Only the lines from the start of the data through the line with "245, 250, 255];" belong in the copy. Restate them word for word, minus the pictures.

## Data lines
◆ ◆ ◆ ◆ ◆

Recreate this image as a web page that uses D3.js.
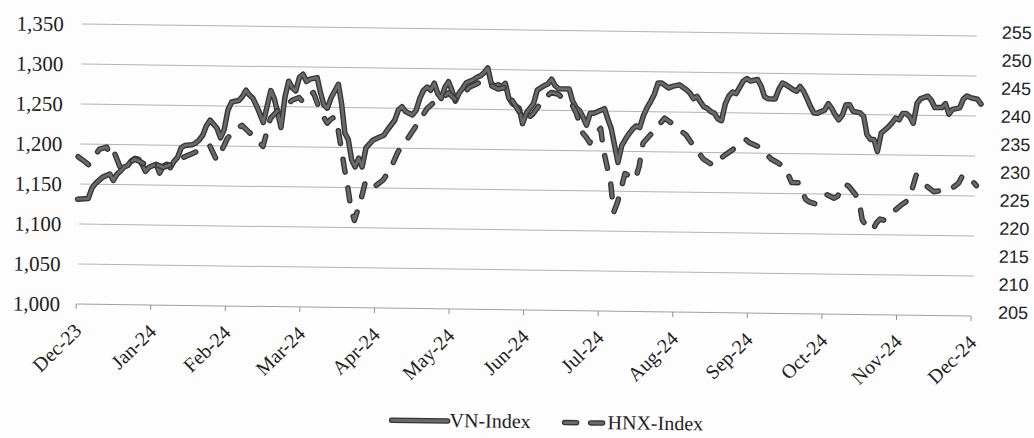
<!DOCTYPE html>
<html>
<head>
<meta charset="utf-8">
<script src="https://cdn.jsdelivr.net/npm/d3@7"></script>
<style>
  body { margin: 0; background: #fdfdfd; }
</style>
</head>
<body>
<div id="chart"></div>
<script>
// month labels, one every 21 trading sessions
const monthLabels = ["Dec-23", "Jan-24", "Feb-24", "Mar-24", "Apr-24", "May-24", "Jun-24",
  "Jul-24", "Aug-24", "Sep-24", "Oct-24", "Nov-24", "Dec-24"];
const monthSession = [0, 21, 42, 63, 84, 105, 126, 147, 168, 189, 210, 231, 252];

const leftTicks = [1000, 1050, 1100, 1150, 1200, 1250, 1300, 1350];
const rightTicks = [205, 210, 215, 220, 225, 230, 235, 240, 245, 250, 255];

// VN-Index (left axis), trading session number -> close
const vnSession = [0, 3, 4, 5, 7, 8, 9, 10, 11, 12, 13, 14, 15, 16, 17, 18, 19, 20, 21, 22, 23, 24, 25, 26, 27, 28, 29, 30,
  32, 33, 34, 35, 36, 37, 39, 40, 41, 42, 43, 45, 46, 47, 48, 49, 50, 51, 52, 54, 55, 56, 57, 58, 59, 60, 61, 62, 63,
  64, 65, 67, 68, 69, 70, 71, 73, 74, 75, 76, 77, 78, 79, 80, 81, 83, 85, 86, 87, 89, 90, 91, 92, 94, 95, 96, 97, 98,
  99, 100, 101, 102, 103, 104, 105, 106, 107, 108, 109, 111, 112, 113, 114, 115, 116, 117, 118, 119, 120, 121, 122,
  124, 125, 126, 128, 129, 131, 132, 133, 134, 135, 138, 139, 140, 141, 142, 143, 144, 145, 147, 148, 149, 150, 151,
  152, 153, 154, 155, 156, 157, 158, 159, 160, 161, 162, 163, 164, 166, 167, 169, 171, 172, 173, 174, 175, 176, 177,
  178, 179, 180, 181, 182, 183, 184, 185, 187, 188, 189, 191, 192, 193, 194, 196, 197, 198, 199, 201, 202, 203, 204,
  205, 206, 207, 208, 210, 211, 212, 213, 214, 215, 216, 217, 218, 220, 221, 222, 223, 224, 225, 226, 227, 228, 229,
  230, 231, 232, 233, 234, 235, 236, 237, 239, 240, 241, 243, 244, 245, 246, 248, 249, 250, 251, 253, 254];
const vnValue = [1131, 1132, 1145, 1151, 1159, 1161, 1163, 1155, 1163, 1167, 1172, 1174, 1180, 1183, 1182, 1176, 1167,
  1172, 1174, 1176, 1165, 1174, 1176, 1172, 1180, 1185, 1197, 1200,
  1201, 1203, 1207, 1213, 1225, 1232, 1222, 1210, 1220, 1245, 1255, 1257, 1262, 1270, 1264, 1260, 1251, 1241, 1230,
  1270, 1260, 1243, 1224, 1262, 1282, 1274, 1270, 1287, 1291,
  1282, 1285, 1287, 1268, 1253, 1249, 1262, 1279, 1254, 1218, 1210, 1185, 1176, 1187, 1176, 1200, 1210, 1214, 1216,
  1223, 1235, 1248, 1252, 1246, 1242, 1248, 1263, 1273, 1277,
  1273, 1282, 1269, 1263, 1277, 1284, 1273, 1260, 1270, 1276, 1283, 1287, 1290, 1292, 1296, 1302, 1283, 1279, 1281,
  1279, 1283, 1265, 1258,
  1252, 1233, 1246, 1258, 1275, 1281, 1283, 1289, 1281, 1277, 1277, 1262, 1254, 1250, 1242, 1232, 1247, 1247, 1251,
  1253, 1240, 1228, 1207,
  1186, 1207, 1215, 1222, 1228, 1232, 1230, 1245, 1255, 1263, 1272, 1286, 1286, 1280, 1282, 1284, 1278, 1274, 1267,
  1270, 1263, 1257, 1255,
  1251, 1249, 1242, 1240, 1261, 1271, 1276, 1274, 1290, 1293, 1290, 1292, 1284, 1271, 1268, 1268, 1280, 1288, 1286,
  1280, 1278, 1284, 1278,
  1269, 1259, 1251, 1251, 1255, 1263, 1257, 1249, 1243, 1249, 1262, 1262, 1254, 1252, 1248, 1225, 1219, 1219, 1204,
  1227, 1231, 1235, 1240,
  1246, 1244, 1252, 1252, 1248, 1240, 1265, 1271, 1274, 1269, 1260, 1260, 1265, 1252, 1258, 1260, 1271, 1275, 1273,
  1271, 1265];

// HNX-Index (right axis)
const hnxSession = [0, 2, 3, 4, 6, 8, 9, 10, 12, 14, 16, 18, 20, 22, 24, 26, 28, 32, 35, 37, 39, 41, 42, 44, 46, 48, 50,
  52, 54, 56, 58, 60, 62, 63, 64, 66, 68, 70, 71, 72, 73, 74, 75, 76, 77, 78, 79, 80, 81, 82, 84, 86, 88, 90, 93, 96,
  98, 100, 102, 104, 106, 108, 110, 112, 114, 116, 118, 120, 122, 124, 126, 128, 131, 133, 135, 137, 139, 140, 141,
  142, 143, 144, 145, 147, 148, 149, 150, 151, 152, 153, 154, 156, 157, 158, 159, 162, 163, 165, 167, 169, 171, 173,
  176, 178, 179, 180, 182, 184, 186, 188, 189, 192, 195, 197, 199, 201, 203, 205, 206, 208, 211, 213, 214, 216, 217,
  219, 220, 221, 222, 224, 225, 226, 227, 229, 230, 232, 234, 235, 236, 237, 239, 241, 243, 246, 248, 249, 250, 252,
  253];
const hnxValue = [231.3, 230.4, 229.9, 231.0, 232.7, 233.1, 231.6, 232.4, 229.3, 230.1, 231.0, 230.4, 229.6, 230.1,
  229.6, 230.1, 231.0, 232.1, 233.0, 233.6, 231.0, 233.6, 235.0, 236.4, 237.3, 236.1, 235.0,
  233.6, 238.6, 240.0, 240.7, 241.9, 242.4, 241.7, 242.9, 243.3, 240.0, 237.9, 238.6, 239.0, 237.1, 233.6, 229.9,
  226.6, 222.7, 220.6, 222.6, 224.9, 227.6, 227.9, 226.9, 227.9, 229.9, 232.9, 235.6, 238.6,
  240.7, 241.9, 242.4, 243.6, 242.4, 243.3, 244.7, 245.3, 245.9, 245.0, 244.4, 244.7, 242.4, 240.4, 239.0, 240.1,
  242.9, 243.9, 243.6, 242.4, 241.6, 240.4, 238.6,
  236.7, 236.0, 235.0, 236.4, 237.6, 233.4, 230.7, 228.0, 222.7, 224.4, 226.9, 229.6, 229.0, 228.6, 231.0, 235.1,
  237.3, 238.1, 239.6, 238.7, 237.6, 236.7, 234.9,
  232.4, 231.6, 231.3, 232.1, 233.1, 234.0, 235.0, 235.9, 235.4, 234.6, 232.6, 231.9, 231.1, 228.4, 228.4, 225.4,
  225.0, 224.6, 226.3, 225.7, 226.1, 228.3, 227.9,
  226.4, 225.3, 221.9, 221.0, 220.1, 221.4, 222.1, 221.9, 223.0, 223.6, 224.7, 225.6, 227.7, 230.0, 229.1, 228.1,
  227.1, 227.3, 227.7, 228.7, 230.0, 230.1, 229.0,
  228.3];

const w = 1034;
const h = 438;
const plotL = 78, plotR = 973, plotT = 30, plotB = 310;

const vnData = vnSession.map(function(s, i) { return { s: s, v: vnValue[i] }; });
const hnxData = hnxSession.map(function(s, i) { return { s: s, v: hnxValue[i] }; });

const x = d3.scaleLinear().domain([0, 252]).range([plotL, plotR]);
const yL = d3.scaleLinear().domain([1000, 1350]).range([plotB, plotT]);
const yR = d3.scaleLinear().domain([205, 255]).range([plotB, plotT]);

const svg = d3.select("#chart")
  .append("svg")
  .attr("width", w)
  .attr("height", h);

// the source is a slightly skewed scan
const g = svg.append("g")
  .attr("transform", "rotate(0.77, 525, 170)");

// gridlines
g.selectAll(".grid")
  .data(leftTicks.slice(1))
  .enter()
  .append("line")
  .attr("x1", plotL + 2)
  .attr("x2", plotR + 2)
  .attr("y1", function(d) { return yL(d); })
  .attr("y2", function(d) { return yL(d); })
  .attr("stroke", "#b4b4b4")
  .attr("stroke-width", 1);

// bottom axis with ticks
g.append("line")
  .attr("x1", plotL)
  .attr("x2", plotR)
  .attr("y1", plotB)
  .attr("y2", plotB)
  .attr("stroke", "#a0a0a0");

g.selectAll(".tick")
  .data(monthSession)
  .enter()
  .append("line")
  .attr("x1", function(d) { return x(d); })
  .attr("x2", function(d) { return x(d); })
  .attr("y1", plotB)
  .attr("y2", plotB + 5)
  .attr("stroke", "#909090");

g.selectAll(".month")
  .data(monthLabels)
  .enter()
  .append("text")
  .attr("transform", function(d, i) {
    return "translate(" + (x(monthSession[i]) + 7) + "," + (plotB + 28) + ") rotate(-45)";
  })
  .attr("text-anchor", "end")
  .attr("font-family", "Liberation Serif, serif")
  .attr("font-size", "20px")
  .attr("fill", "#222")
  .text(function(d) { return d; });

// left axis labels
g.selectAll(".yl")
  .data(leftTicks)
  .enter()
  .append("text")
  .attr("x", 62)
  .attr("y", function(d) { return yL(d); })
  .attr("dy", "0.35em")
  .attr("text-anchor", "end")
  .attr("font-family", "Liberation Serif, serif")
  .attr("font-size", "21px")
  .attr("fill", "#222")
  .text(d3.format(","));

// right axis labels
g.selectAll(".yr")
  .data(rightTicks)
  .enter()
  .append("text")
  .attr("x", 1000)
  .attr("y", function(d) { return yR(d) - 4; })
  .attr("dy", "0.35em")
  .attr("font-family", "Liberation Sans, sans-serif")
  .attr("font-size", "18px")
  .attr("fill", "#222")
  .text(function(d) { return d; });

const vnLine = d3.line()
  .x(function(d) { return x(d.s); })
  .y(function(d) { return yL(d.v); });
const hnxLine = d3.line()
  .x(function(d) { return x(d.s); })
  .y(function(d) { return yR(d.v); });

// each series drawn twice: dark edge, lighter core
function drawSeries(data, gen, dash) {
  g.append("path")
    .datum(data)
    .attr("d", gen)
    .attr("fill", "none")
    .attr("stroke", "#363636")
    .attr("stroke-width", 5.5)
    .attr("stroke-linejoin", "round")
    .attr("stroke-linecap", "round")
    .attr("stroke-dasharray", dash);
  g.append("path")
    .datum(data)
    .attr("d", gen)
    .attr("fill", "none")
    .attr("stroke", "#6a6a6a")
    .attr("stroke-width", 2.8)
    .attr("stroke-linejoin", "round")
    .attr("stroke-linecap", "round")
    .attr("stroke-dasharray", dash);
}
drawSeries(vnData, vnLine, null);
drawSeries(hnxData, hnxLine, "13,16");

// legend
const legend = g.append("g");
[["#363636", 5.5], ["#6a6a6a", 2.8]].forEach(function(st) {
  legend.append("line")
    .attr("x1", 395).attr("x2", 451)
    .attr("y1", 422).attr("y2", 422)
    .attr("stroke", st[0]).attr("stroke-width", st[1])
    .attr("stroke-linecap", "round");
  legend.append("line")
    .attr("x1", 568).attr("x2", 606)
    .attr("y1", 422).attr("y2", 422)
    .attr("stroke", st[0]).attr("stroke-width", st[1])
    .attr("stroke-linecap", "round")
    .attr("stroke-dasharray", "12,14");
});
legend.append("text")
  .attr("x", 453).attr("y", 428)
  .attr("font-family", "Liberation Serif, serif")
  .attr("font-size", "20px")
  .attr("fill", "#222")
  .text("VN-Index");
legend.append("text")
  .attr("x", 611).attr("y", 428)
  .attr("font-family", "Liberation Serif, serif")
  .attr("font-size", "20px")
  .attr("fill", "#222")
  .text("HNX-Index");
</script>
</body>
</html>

◆ ◆ ◆ ◆ ◆

## Result
Recreate this image as a web page that uses D3.js.
<!DOCTYPE html>
<html>
<head>
<meta charset="utf-8">
<script src="https://cdn.jsdelivr.net/npm/d3@7"></script>
<style>
  body { margin: 0; background: #fdfdfd; }
</style>
</head>
<body>
<div id="chart"></div>
<script>
// month labels, one every 21 trading sessions
const monthLabels = ["Dec-23", "Jan-24", "Feb-24", "Mar-24", "Apr-24", "May-24", "Jun-24",
  "Jul-24", "Aug-24", "Sep-24", "Oct-24", "Nov-24", "Dec-24"];
const monthSession = [0, 21, 42, 63, 84, 105, 126, 147, 168, 189, 210, 231, 252];

const leftTicks = [1000, 1050, 1100, 1150, 1200, 1250, 1300, 1350];
const rightTicks = [205, 210, 215, 220, 225, 230, 235, 240, 245, 250, 255];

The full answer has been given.